On a general procedure for constructing confidence sets under partially identified models

Abstract

Partially identified models commonly arise in enormous fields, including but not limited to economics, econometrics and medical science. A model is said to be partially identified when the sampling process and maintained assumptions fail to uniquely reveal the parameter of interest as a singleton. Instead, set-valued objects, referred to as identified sets in the related literature, are derived in general as original targets, based on which estimation and inference procedures are henceforth performed.

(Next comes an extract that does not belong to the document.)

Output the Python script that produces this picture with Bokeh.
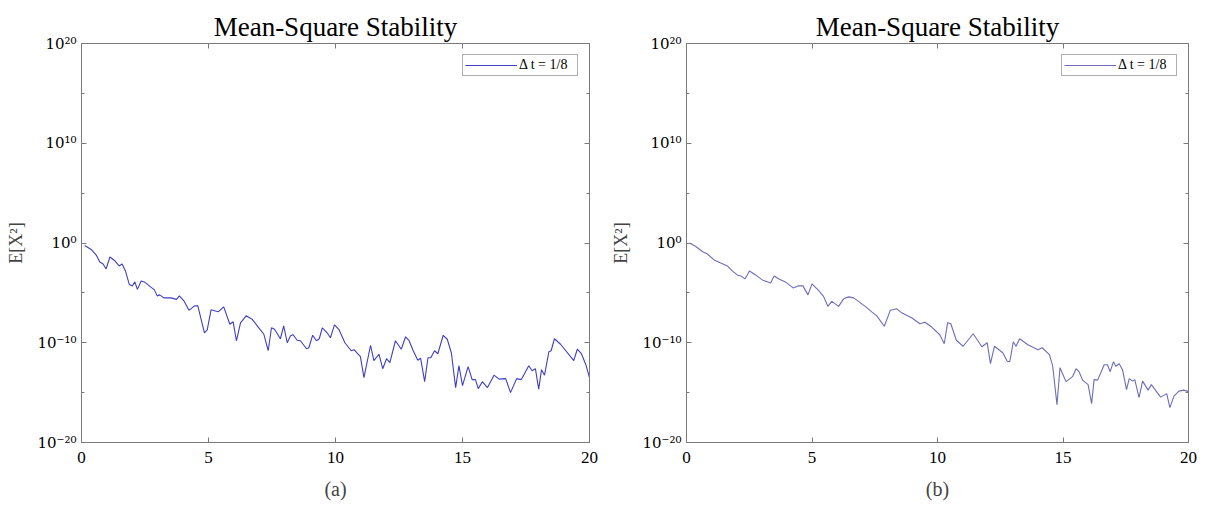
from bokeh.plotting import figure
from bokeh.layouts import row
from bokeh.models import (FixedTicker, LinearAxis, LogAxis, CustomJSTickFormatter, Legend,
                          LegendItem)
from bokeh.embed import file_html
from bokeh.resources import INLINE

# ---- data (time, log10 of E[X^2]) ----
t_a = [0.125, 0.38, 0.59, 0.72, 0.85, 0.97, 1.12, 1.3, 1.48, 1.6, 1.73, 1.88, 2.0, 2.1, 2.2, 2.35, 2.48,
       2.72, 2.87, 2.98, 3.08, 3.24, 3.53, 3.74, 3.85, 4.03, 4.23, 4.45, 4.58, 4.84, 4.95, 5.1, 5.38,
       5.6, 5.84, 5.97, 6.1, 6.26, 6.48, 6.72, 6.98, 7.18, 7.35, 7.48, 7.6, 7.83, 7.96, 8.1, 8.23,
       8.33, 8.49, 8.62, 8.86, 8.95, 9.1, 9.25, 9.36, 9.48, 9.67, 9.8, 9.96, 10.13, 10.37, 10.62,
       10.73, 10.98, 11.12, 11.38, 11.51, 11.71, 11.86, 12.01, 12.14, 12.36, 12.59, 12.76, 12.89,
       13.06, 13.24, 13.35, 13.51, 13.64, 13.75, 13.9, 14.03, 14.24, 14.4, 14.56, 14.73, 14.86, 15.0,
       15.22, 15.38, 15.51, 15.62, 15.78, 15.98, 16.24, 16.44, 16.7, 16.89, 17.13, 17.31, 17.61,
       17.74, 17.87, 18.0, 18.11, 18.23, 18.4, 18.49, 18.62, 18.86, 19.38, 19.52, 19.68, 19.85, 20.0]
log_a = [-0.25, -0.65, -1.25, -1.9, -2.1, -2.6, -1.4, -1.75, -2.3, -2.1, -2.8, -4.15, -4.3, -3.9, -4.65,
         -3.8, -3.9, -4.4, -4.7, -5.3, -5.2, -5.5, -5.5, -5.65, -5.3, -5.8, -6.75, -6.3, -6.3, -9.0,
         -8.7, -6.7, -6.9, -6.4, -8.15, -7.9, -9.8, -8.0, -7.3, -7.65, -8.5, -9.15, -10.8, -8.5, -8.65,
         -9.6, -8.3, -10.0, -9.3, -9.2, -9.75, -9.8, -10.6, -10.5, -9.25, -9.8, -9.6, -8.5, -9.0, -9.5,
         -8.2, -8.65, -10.0, -10.8, -10.7, -11.4, -13.5, -10.25, -11.8, -11.15, -12.6, -11.6, -12.0,
         -9.8, -10.65, -9.4, -9.75, -10.8, -11.75, -11.55, -13.9, -11.5, -11.5, -10.8, -11.1, -9.25,
         -9.65, -11.0, -14.5, -12.3, -14.3, -12.4, -13.7, -13.7, -14.6, -13.9, -14.5, -13.25, -13.65,
         -13.6, -15.0, -13.6, -13.7, -12.3, -12.8, -12.6, -14.65, -12.7, -13.25, -10.9, -10.8, -9.6,
         -10.15, -11.8, -10.65, -11.1, -12.15, -13.5]

t_b = [0.125, 0.37, 0.63, 0.83, 1.1, 1.36, 1.63, 1.8, 2.02, 2.16, 2.33, 2.51, 2.75, 3.02, 3.35, 3.49,
       3.68, 3.94, 4.25, 4.44, 4.64, 4.84, 5.0, 5.26, 5.46, 5.63, 5.79, 6.06, 6.26, 6.46, 6.66, 7.12,
       7.38, 7.58, 7.88, 8.12, 8.38, 8.57, 8.97, 9.3, 9.5, 9.76, 10.09, 10.27, 10.4, 10.53, 10.75,
       11.02, 11.42, 11.77, 11.98, 12.11, 12.27, 12.6, 12.78, 12.88, 13.02, 13.13, 13.27, 13.6, 14.0,
       14.17, 14.46, 14.59, 14.76, 14.88, 15.12, 15.38, 15.52, 15.65, 15.78, 16.0, 16.14, 16.24,
       16.38, 16.64, 16.77, 16.88, 17.01, 17.1, 17.24, 17.37, 17.53, 17.64, 17.77, 17.86, 18.03,
       18.17, 18.39, 18.52, 18.89, 19.13, 19.26, 19.42, 19.62, 19.81, 20.0]
log_b = [0.0, -0.35, -0.85, -1.1, -1.7, -2.0, -2.3, -2.75, -3.2, -3.3, -3.6, -2.8, -3.2, -3.7, -4.0,
         -3.3, -3.6, -3.9, -4.5, -4.3, -4.3, -5.2, -4.1, -4.75, -5.35, -6.35, -5.85, -6.35, -5.6, -5.4,
         -5.5, -6.35, -6.9, -7.3, -8.35, -6.75, -6.6, -7.0, -7.5, -8.1, -7.95, -8.4, -9.2, -10.1, -8.0,
         -8.1, -9.75, -10.35, -9.1, -10.4, -10.0, -12.1, -10.35, -11.0, -11.85, -11.9, -9.9, -10.35,
         -9.6, -10.2, -10.7, -10.5, -11.2, -12.35, -16.2, -12.5, -13.9, -13.4, -12.6, -12.95, -13.75,
         -14.2, -16.1, -13.7, -13.75, -12.2, -12.2, -12.9, -11.9, -12.35, -12.1, -12.7, -14.7, -13.6,
         -13.85, -13.7, -15.5, -13.85, -14.75, -14.2, -15.45, -15.1, -16.5, -15.35, -14.85, -14.75,
         -14.9]

x_ticks = [0, 5, 10, 15, 20]
y_exponents = [-20, -10, 0, 10, 20]
y_minor_exponents = [-15, -5, 5, 15]
title_text = "Mean-Square Stability"
legend_text = "\u0394 t = 1/8"
ylabel = "E[X\u00b2]"
captions = ["(a)", "(b)"]

FONT = "Liberation Serif"
AX = "#7a7a7a"

sup_js = """
const sup = {'0':'\\u2070','1':'\\u00b9','2':'\\u00b2','3':'\\u00b3','4':'\\u2074','5':'\\u2075',
             '6':'\\u2076','7':'\\u2077','8':'\\u2078','9':'\\u2079','-':'\\u207b'};
const e = Math.round(Math.log10(tick));
return '10' + String(e).split('').map(c => sup[c]).join('');
"""


def style_axis(ax, labels=True):
    ax.axis_line_color = AX
    ax.major_tick_line_color = AX
    ax.minor_tick_line_color = AX
    ax.major_tick_in = 5
    ax.major_tick_out = 0
    ax.minor_tick_in = 3
    ax.minor_tick_out = 0
    ax.major_label_text_font = FONT
    ax.major_label_text_color = "#000000"
    ax.major_label_text_font_size = "16px"
    if not labels:
        ax.formatter = CustomJSTickFormatter(code="return '';")
        ax.major_label_text_font_size = "1px"
        ax.major_label_standoff = 0


def make(t, lg, color, width, bl, br, caption):
    y_ticks = [10.0 ** e for e in y_exponents]
    y_minor = [10.0 ** e for e in y_minor_exponents]
    p = figure(width=width, height=502, y_axis_type="log", x_range=(0, 20), y_range=(1e-20, 1e20),
               output_backend="svg", toolbar_location=None,
               min_border_left=bl, min_border_right=br, min_border_top=43, min_border_bottom=58)
    p.grid.visible = False
    p.outline_line_color = None
    p.background_fill_color = "white"
    p.border_fill_color = "white"

    p.title.text = title_text
    p.title.align = "center"
    p.title.text_font = FONT
    p.title.text_font_size = "27px"
    p.title.text_font_style = "normal"
    p.title.text_color = "#000000"
    p.title.standoff = 4

    xa = p.xaxis[0]
    xa.ticker = FixedTicker(ticks=x_ticks, minor_ticks=[])
    style_axis(xa)
    xa.major_label_text_font_size = "17px"
    xa.major_label_standoff = 9
    xa.axis_label = caption
    xa.axis_label_text_font = FONT
    xa.axis_label_text_font_style = "normal"
    xa.axis_label_text_font_size = "20px"
    xa.axis_label_standoff = 12

    ya = p.yaxis[0]
    ya.ticker = FixedTicker(ticks=y_ticks, minor_ticks=y_minor)
    style_axis(ya)
    ya.formatter = CustomJSTickFormatter(code=sup_js)
    ya.major_label_text_font = "DejaVu Serif"
    ya.major_label_text_font_size = "15px"
    ya.major_label_standoff = 5
    ya.axis_label = ylabel
    ya.axis_label_text_font = FONT
    ya.axis_label_text_font_style = "normal"
    ya.axis_label_text_font_size = "18px"
    ya.axis_label_standoff = 8

    top = LinearAxis(ticker=FixedTicker(ticks=x_ticks, minor_ticks=[]))
    style_axis(top, labels=False)
    p.add_layout(top, "above")
    right = LogAxis(ticker=FixedTicker(ticks=y_ticks, minor_ticks=y_minor))
    style_axis(right, labels=False)
    p.add_layout(right, "right")

    vals = [10 ** v for v in lg]
    r = p.line(t, vals, line_color=color, line_width=1.1)

    leg = Legend(items=[LegendItem(label=legend_text, renderers=[r])], location="top_right")
    leg.label_text_font = FONT
    leg.label_text_font_size = "14px"
    leg.label_text_color = "#000000"
    leg.glyph_width = 52
    leg.glyph_height = 14
    leg.label_height = 14
    leg.label_width = 56
    leg.padding = 2
    leg.spacing = 0
    leg.margin = 11
    leg.label_standoff = 2
    leg.border_line_color = "#606060"
    leg.border_line_width = 1
    p.add_layout(leg)
    return p


p1 = make(t_a, log_a, "#3f3fc4", 608, 81, 19, captions[0])
p2 = make(t_b, log_b, "#6d6dba", 591, 76, 11, captions[1])

layout = row(p1, p2)
open("out.html", "w").write(file_html(layout, INLINE))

Under partial identification settings, a number of algorithms have been developed for statistical inferences with respect to identified sets, with associated asymptotic properties extensively studied in literature. Fruitful results are obtained for special models such as those defined using moment inequalities, yet the problem remains inconvenient outside such restrictive contexts. In Chapter 2 we propose a general confidence procedure which not only generalizes existing algorithms but finds applications to settings as yet unexplored. The main thrust of our proposed procedure lies in the construction of a family of expanding sets labeled by a continuous expansion index. Confidence sets are then built by estimating the expansion index which yields the desired coverage level. Wide choices of expansion indices and their corresponding expanding sets render our procedure flexible and applicable under a rich class of partially identified models.

In real implementations, sharp characterization of the identified set is prohibitively complex under various circumstances, making the set-valued object of interest not readily amenable to conventional estimation and inference procedures. In Chapter 3 we introduce as a remedy an outer region strategy, that easy-to-compute supersets are created as surrogates for original targets, at the cost of a loss in the associated identifying power. To fix ideas, we narrow our attention to extremum estimation problems under different types of partial identification settings. Proposed supersets are characterized by a family of lower level sets, based on which we adapt the criterion function approach, originally proposed for partially identified models subject to moment restrictions, to establish a new confidence procedure for the problem under consideration. Though formulated in separate chapters, the general confidence procedure and the outer region approach complement each other, and combine to yield conservative-yet-computationally tractable inferences. We defer a detailed discussion on this matter at the end of Chapter 3.

Performances of the aforesaid schemes are illustrated and evaluated through simulation studies, in Chapters 2 and 3.